VAT or GST? Choosing the Right Tax System for Your Business
Updated on : March 17, 2023 - 6 p.m. 17 min read.
Goods and Services Tax (GST) and Value Added Tax (VAT) are two of the most common types of indirect taxes levied by governments around the world. Both of these taxes are similar in nature, but there are several differences between them. In this blog, we will discuss the major differences between GST and VAT.
What is VAT?
VAT stands for Value Added Tax, which is a type of consumption tax that is applied to the value added to goods and services at each stage of production or distribution. VAT is a tax that is ultimately paid by the end consumer of the goods or services, but it is collected and remitted to the government by businesses at each stage of production or distribution.
In a VAT system, businesses are required to register with the government and charge VAT on their sales. They can then deduct the VAT they paid on their inputs (such as raw materials or supplies) from the VAT they collected on their sales. The difference is then remitted to the government.

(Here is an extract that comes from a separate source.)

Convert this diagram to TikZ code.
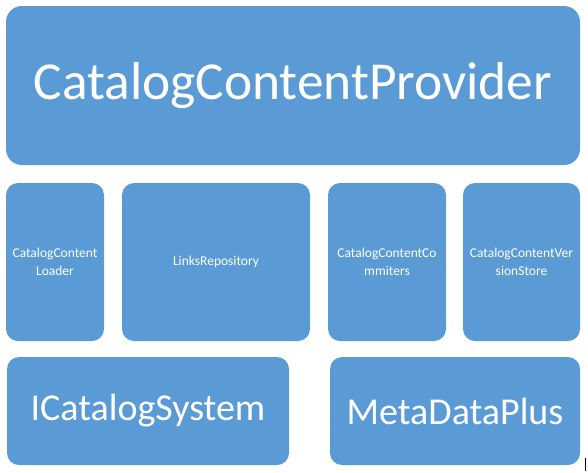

VAT is used in many countries around the world, including the European Union, where it is a common form of taxation. The rate of VAT can vary depending on the country and the type of goods or services being taxed.
Disadvantages of VAT
- Cascading tax
- No ITC on services
- Varied state rates
- Diverse state laws
- Non-adjustable CST/VAT inputs
What is GST?
GST stands for Goods and Services Tax, which is a consumption tax similar to VAT. It is a tax on the final consumption of goods and services and is collected at each stage of the supply chain, but ultimately paid by the end consumer.
GST is designed to replace multiple indirect taxes that were previously levied by the central and state governments in India. The implementation of GST in India in 2017 was a major tax reform that aimed to simplify the taxation system and create a unified market across the country.
What is the difference between VAT and GST
GST brings a range of advantages over VAT that were not possible under the previous tax system. These include the simplification of the tax system, greater transparency, improved efficiency, harmonization across the country, and a broadened tax base that includes both goods and services. These benefits have led to a more streamlined and effective tax system, reducing the burden on businesses and promoting economic growth. Additionally, the implementation of GST has led to the creation of a common market across the country, allowing businesses to operate more easily across state borders and promoting greater economic integration.
Benefits of GST Implementation
- Simplification: GST replaces multiple indirect taxes with a single tax, reducing the compliance burden on businesses.
- Improved efficiency: GST reduces the cascading effect of taxes and enables businesses to claim input tax credits, resulting in a lower tax liability and improved cash flow.
- Broad tax base: GST includes both goods and services, providing a broader tax base and enabling the government to generate more revenue.
- Harmonization: GST creates a common market across the country, reducing barriers to inter-state trade and promoting economic integration.
- Transparency: GST's IT system enables businesses to easily register, file returns, and claim input tax credits, promoting greater transparency and reducing the scope for tax evasion.
Difference between gst and vat with examples
Consider a consultant providing services to his clients for Rs. 1,00,000.
Under the VAT regime, assuming a service tax rate of 15%, the consultant would have charged Rs. 15,000 as service tax on the services provided. Now, if he purchased office supplies for Rs. 20,000, paying 5% VAT which would amount to Rs. 1,000, he had to pay Rs. 15,000 output service tax without getting any deduction of Rs. 1,000 VAT already paid on office supplies. His total tax outflow would be Rs. 16,000.
Under GST, assuming a GST rate of 18%, the consultant would charge Rs. 18,000 as GST on the services provided. Now, subtracting the GST paid on office supplies (Rs. 20,000 x 5%) = Rs. 1,000, the net GST liability to pay is Rs. 17,000. As a result, the consultant would pay a lower amount of tax under GST compared to VAT, saving Rs. 1,000 in this case. Additionally, the input tax credit mechanism under GST allows the consultant to claim a credit for the GST paid on the office supplies purchased, which was not possible under VAT.